SemEval-2025 Task 1

AdMIRe - Advancing Multimodal Idiomaticity Representation

Development datasets should be used for model/system selection and to ensure that participants are able to make use of the CodaBench platform ahead of the evaluation phase.

Note that labels are not supplied for the development data here; output scoring should be done using the CodaBench platform. Labelled versions of the development datasets may be obtained from the ORDA repository. Note that the sentence_type and expected_order fields should not be consumed by systems and are made available for analysis purposes.

Subtask A - Static Images

English

English development data for Subtask A can be obtained here:

Subtask A Development Data - English

Portuguese

Portuguese development data for Subtask A can be obtained here:

Subtask A Development Data - Portuguese

Subtask B - Sequences

English development data for Subtask B can be obtained here:

Subtask B Development Data - English

Data Description

The development datasets contain the folllowing files:

Subtask A

AdMIRe Subtask A Dev.zip

English development data for Subtask A.

15 items.

See the Training Data page for a detailed description.
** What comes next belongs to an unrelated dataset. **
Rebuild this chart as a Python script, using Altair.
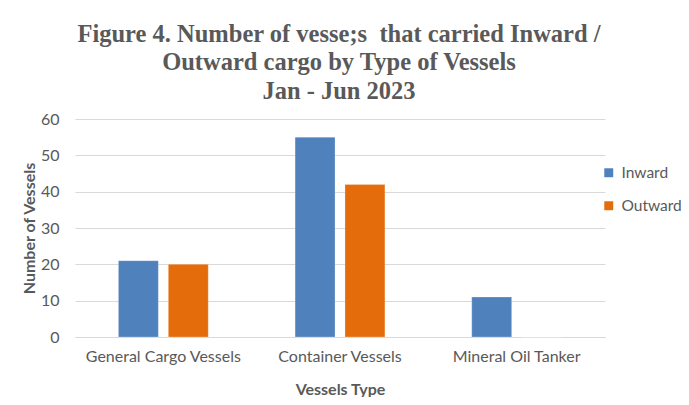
import altair as alt
import pandas as pd

categories = ["General Cargo Vessels", "Container Vessels", "Mineral Oil Tanker"]
inward = [21, 55, 11]
outward = [20, 42, 0]
series = ["Inward", "Outward"]
colors = ["#4F81BD", "#E46C0A"]

rows = []
for c, i, o in zip(categories, inward, outward):
    rows.append({"type": c, "dir": "Inward", "value": i})
    rows.append({"type": c, "dir": "Outward", "value": o})
df = pd.DataFrame(rows)

label_font = "Lato"
gray = "#595959"

chart = alt.Chart(df).mark_bar(stroke="#ffffff", strokeOpacity=0.5, strokeWidth=0.5).encode(
    x=alt.X("type:N", sort=categories, title="Vessels Type",
            scale=alt.Scale(paddingInner=0, paddingOuter=0),
            axis=alt.Axis(labelAngle=0, labelFont=label_font, labelFontSize=16, labelColor=gray,
                          titleFont=label_font, titleFontSize=16, titleFontWeight="bold", titleColor=gray,
                          labelPadding=11, titlePadding=17, ticks=False, domain=True,
                          domainColor="#d9d9d9", grid=False)),
    xOffset=alt.XOffset("dir:N", sort=series,
                        scale=alt.Scale(paddingInner=0.2, paddingOuter=0.87)),
    y=alt.Y("value:Q", title="Number of Vessels",
            scale=alt.Scale(domain=[0, 60]),
            axis=alt.Axis(values=[0, 10, 20, 30, 40, 50, 60], labelFont=label_font, labelFontSize=16,
                          labelColor=gray, titleFont=label_font, titleFontSize=16,
                          titleFontWeight="bold", titleColor=gray, ticks=False, domain=False,
                          gridColor="#d9d9d9", labelPadding=16, titlePadding=3)),
    color=alt.Color("dir:N", sort=series, scale=alt.Scale(domain=series, range=colors),
                    legend=alt.Legend(title=None, orient="none", legendX=526, legendY=46,
                                      symbolType="square", symbolSize=80, labelFont=label_font,
                                      labelFontSize=15.5, labelColor=gray, rowPadding=16,
                                      labelOffset=5, symbolStrokeWidth=0)),
).properties(
    width=530,
    height=218,
    title=alt.TitleParams(
        text=["Figure 4. Number of vesse;s\u00a0 that carried Inward /",
              "Outward cargo by Type of Vessels", "Jan - Jun 2023"],
        font="Liberation Serif", fontSize=24.5, fontWeight="bold", color=gray,
        lineHeight=28.5, anchor="middle", dx=-1, offset=7),
    autosize=alt.AutoSizeParams(type="none"),
    padding={"left": 67, "top": 111, "right": 76, "bottom": 60},
).configure_view(stroke=None)

chart.save("out.html", embed_options={"renderer": "svg", "actions": False})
Note that the fields sentence_type and expected_order are blank in the development dataset, with the latter being the target output.

AdMIRe Subtask A PT Dev.zip

Brazilian Portuguese development data for Subtask A.

10 items.

See the Training Data page for a detailed description. Note that the fields sentence_type and expected_order are blank in the development dataset, with the latter being the target output.

Subtask B

AdMIRe Subtask B Dev.zip

English training data for Subtask B.

5 items.

See the Training Data page for a detailed description. Note that the fields sentence_type and expected_order are blank in the development dataset, and are the target output for systems.